* _Job_
Quote only the span from the first line of the entries to the line containing "const colors = ['#00B2E0', '#484393'];", both ends kept. Leave every picture out.

BEGIN

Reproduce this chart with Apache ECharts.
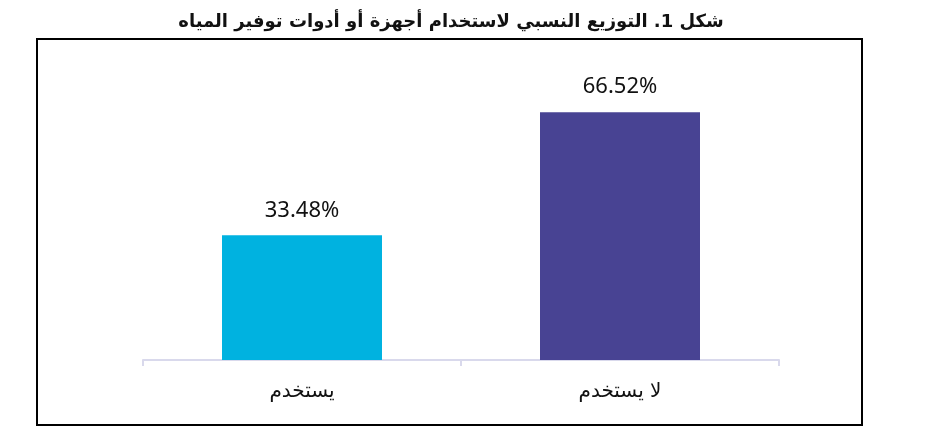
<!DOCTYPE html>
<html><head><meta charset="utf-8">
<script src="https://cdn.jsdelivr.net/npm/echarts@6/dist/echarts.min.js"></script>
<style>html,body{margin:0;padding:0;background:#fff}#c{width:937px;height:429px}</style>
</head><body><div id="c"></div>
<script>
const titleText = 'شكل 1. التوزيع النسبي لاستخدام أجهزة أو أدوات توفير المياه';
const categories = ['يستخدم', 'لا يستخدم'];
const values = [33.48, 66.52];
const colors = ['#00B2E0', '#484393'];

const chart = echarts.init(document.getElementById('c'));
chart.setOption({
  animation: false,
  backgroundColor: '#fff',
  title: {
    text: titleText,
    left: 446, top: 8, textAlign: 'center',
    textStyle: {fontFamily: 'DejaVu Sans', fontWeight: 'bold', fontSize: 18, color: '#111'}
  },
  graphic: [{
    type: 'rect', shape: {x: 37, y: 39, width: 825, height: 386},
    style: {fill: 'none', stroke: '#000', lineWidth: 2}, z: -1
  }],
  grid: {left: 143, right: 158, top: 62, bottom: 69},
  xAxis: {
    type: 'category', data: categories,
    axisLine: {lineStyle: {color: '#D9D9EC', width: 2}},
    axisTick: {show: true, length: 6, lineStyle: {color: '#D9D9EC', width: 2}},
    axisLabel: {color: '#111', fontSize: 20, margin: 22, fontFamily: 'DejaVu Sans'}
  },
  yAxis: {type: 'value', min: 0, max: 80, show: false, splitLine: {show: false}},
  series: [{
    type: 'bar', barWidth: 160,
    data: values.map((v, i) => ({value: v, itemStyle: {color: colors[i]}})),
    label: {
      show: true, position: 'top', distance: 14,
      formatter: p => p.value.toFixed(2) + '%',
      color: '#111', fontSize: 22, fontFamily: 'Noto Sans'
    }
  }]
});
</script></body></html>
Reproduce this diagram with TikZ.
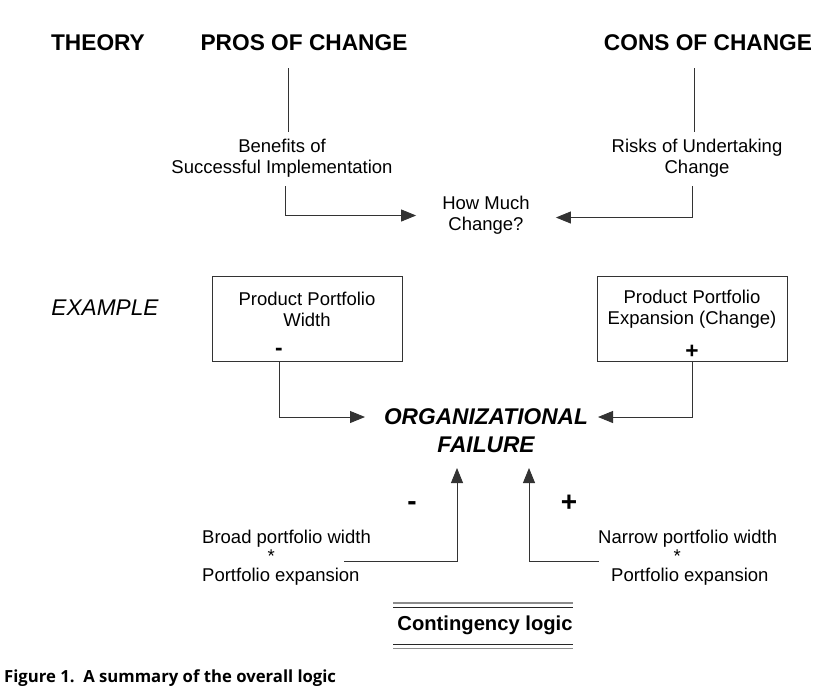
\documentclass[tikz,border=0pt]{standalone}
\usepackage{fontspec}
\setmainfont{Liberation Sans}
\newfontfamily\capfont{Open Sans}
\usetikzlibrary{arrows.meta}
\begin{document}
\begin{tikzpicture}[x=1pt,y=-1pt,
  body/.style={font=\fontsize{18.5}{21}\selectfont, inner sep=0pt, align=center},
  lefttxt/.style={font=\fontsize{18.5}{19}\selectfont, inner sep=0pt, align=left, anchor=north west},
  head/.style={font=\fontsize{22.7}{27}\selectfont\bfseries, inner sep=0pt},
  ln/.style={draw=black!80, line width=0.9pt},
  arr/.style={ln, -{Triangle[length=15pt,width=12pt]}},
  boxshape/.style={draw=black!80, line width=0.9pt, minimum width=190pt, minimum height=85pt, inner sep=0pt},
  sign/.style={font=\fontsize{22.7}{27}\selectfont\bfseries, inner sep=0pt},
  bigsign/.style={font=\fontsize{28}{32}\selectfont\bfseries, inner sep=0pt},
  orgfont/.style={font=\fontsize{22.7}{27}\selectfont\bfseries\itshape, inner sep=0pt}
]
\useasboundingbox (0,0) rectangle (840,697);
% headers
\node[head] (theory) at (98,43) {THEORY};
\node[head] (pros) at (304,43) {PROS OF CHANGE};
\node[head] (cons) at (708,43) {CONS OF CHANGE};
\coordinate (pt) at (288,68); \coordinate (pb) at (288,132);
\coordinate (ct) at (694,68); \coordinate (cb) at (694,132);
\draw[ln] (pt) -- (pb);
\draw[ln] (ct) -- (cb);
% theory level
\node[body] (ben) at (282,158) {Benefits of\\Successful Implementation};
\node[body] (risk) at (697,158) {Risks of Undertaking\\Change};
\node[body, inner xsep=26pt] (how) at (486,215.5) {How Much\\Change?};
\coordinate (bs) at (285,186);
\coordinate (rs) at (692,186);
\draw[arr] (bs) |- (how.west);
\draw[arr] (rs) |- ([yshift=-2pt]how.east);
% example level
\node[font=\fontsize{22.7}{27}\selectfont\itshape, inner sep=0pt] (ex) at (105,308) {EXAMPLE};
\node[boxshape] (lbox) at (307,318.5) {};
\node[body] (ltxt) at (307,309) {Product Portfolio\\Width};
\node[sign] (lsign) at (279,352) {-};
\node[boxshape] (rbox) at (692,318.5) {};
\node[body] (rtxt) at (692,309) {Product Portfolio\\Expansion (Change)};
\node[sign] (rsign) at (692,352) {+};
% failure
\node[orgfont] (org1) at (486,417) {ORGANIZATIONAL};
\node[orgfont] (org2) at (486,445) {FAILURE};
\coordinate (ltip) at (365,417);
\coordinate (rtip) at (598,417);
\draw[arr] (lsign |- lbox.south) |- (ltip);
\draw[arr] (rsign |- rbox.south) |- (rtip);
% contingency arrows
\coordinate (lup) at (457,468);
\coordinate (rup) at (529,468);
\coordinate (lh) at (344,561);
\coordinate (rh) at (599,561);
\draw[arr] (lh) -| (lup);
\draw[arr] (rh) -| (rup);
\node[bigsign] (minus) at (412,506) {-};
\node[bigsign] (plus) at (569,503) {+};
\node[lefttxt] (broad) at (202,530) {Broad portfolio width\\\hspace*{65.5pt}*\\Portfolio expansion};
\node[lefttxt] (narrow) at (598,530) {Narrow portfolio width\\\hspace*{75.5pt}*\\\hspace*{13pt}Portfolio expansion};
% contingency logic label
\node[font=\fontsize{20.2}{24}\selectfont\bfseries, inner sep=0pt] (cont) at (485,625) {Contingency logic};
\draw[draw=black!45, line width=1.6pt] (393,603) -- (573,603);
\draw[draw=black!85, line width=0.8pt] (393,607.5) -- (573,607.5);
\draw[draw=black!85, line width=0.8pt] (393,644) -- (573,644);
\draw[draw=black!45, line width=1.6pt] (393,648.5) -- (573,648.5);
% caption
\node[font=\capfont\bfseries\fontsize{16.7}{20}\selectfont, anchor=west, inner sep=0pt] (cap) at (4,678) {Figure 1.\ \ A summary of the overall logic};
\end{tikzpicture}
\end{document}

END

* _Solution for this exercise_
Reproduce this chart with Apache ECharts.
<!DOCTYPE html>
<html><head><meta charset="utf-8">
<script src="https://cdn.jsdelivr.net/npm/echarts@6/dist/echarts.min.js"></script>
<style>html,body{margin:0;padding:0;background:#fff}#c{width:937px;height:429px}</style>
</head><body><div id="c"></div>
<script>
const titleText = 'شكل 1. التوزيع النسبي لاستخدام أجهزة أو أدوات توفير المياه';
const categories = ['يستخدم', 'لا يستخدم'];
const values = [33.48, 66.52];
const colors = ['#00B2E0', '#484393'];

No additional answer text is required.